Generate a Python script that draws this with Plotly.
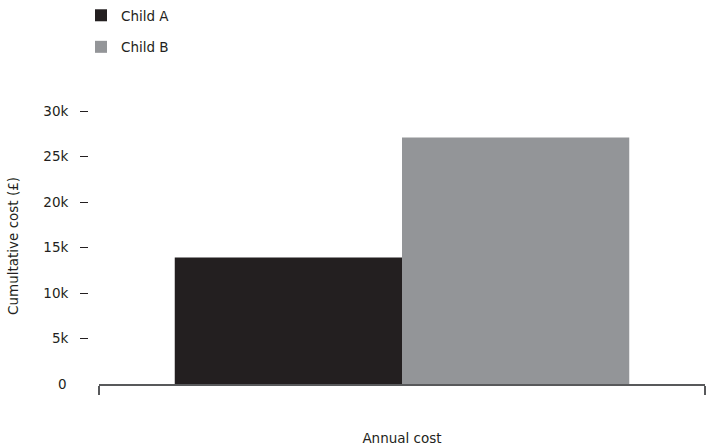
import plotly.graph_objects as go

categories = ["Annual cost"]
series_names = ["Child A", "Child B"]
child_a = [13900]
child_b = [27100]
colors = ["#231f20", "#939598"]
ytick_vals = [5000, 10000, 15000, 20000, 25000, 30000]
ytick_text = ["5k", "10k", "15k", "20k", "25k", "30k"]
y_title = "Cumultative cost (£)"

FONT = "DejaVu Sans"
TXT = "#231f20"
FS = 13.5

fig = go.Figure()
for name, vals, col in zip(series_names, [child_a, child_b], colors):
    fig.add_trace(go.Bar(
        x=[0], y=vals, name=name, marker=dict(color=col, line=dict(width=0)),
        legendgroup=name, hovertext=categories,
    ))

fig.update_layout(
    width=709, height=448,
    margin=dict(l=88, r=4, t=111, b=64, autoexpand=False),
    paper_bgcolor="white", plot_bgcolor="white",
    barmode="group", bargap=0.25, bargroupgap=0,
    font=dict(family=FONT, size=FS, color=TXT),
    showlegend=True,
    legend=dict(
        xref="container", yref="container",
        x=81 / 709, y=1, xanchor="left", yanchor="top",
        orientation="v", tracegroupgap=11,
        font=dict(family=FONT, size=FS, color=TXT),
        bgcolor="rgba(0,0,0,0)",
    ),
    xaxis=dict(
        domain=[11 / 617, 1],
        range=[-0.5, 0.5],
        tickmode="array", tickvals=[-0.5, 0.5], ticktext=["", ""],
        ticks="outside", ticklen=9, tickwidth=1.5, tickcolor="#58595b",
        showline=True, linecolor="#58595b", linewidth=1.5,
        showgrid=False, zeroline=False, automargin=False,
        title=dict(text=categories[0], font=dict(family=FONT, size=FS, color=TXT), standoff=37),
        fixedrange=True,
    ),
    yaxis=dict(
        range=[0, 30000],
        anchor="free", position=0, automargin=False,
        tickmode="array", tickvals=ytick_vals, ticktext=ytick_text,
        ticks="outside", ticklen=8, tickwidth=1.2, tickcolor=TXT,
        ticklabelstandoff=9,
        showline=False, showgrid=False, zeroline=False,
        tickfont=dict(family=FONT, size=FS, color=TXT),
    ),
)

fig.add_annotation(
    x=0, y=0, xref="paper", yref="y", text="0", showarrow=False,
    xanchor="right", yanchor="middle", xshift=-19,
    font=dict(family=FONT, size=FS, color=TXT),
)
fig.add_annotation(
    x=(13 - 88) / 617, y=(384 - 246) / 273, xref="paper", yref="paper",
    text=y_title, textangle=-90, showarrow=False,
    xanchor="center", yanchor="middle",
    font=dict(family=FONT, size=FS, color=TXT),
)

fig.write_html("out.html")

Goal:
Output the material word for word, omitting its pictures.

Exercise response:
Generate a Python script that draws this with Plotly.
import plotly.graph_objects as go

categories = ["Annual cost"]
series_names = ["Child A", "Child B"]
child_a = [13900]
child_b = [27100]
colors = ["#231f20", "#939598"]
ytick_vals = [5000, 10000, 15000, 20000, 25000, 30000]
ytick_text = ["5k", "10k", "15k", "20k", "25k", "30k"]
y_title = "Cumultative cost (£)"

FONT = "DejaVu Sans"
TXT = "#231f20"
FS = 13.5

fig = go.Figure()
for name, vals, col in zip(series_names, [child_a, child_b], colors):
    fig.add_trace(go.Bar(
        x=[0], y=vals, name=name, marker=dict(color=col, line=dict(width=0)),
        legendgroup=name, hovertext=categories,
    ))

fig.update_layout(
    width=709, height=448,
    margin=dict(l=88, r=4, t=111, b=64, autoexpand=False),
    paper_bgcolor="white", plot_bgcolor="white",
    barmode="group", bargap=0.25, bargroupgap=0,
    font=dict(family=FONT, size=FS, color=TXT),
    showlegend=True,
    legend=dict(
        xref="container", yref="container",
        x=81 / 709, y=1, xanchor="left", yanchor="top",
        orientation="v", tracegroupgap=11,
        font=dict(family=FONT, size=FS, color=TXT),
        bgcolor="rgba(0,0,0,0)",
    ),
    xaxis=dict(
        domain=[11 / 617, 1],
        range=[-0.5, 0.5],
        tickmode="array", tickvals=[-0.5, 0.5], ticktext=["", ""],
        ticks="outside", ticklen=9, tickwidth=1.5, tickcolor="#58595b",
        showline=True, linecolor="#58595b", linewidth=1.5,
        showgrid=False, zeroline=False, automargin=False,
        title=dict(text=categories[0], font=dict(family=FONT, size=FS, color=TXT), standoff=37),
        fixedrange=True,
    ),
    yaxis=dict(
        range=[0, 30000],
        anchor="free", position=0, automargin=False,
        tickmode="array", tickvals=ytick_vals, ticktext=ytick_text,
        ticks="outside", ticklen=8, tickwidth=1.2, tickcolor=TXT,
        ticklabelstandoff=9,
        showline=False, showgrid=False, zeroline=False,
        tickfont=dict(family=FONT, size=FS, color=TXT),
    ),
)

fig.add_annotation(
    x=0, y=0, xref="paper", yref="y", text="0", showarrow=False,
    xanchor="right", yanchor="middle", xshift=-19,
    font=dict(family=FONT, size=FS, color=TXT),
)
fig.add_annotation(
    x=(13 - 88) / 617, y=(384 - 246) / 273, xref="paper", yref="paper",
    text=y_title, textangle=-90, showarrow=False,
    xanchor="center", yanchor="middle",
    font=dict(family=FONT, size=FS, color=TXT),
)

fig.write_html("out.html")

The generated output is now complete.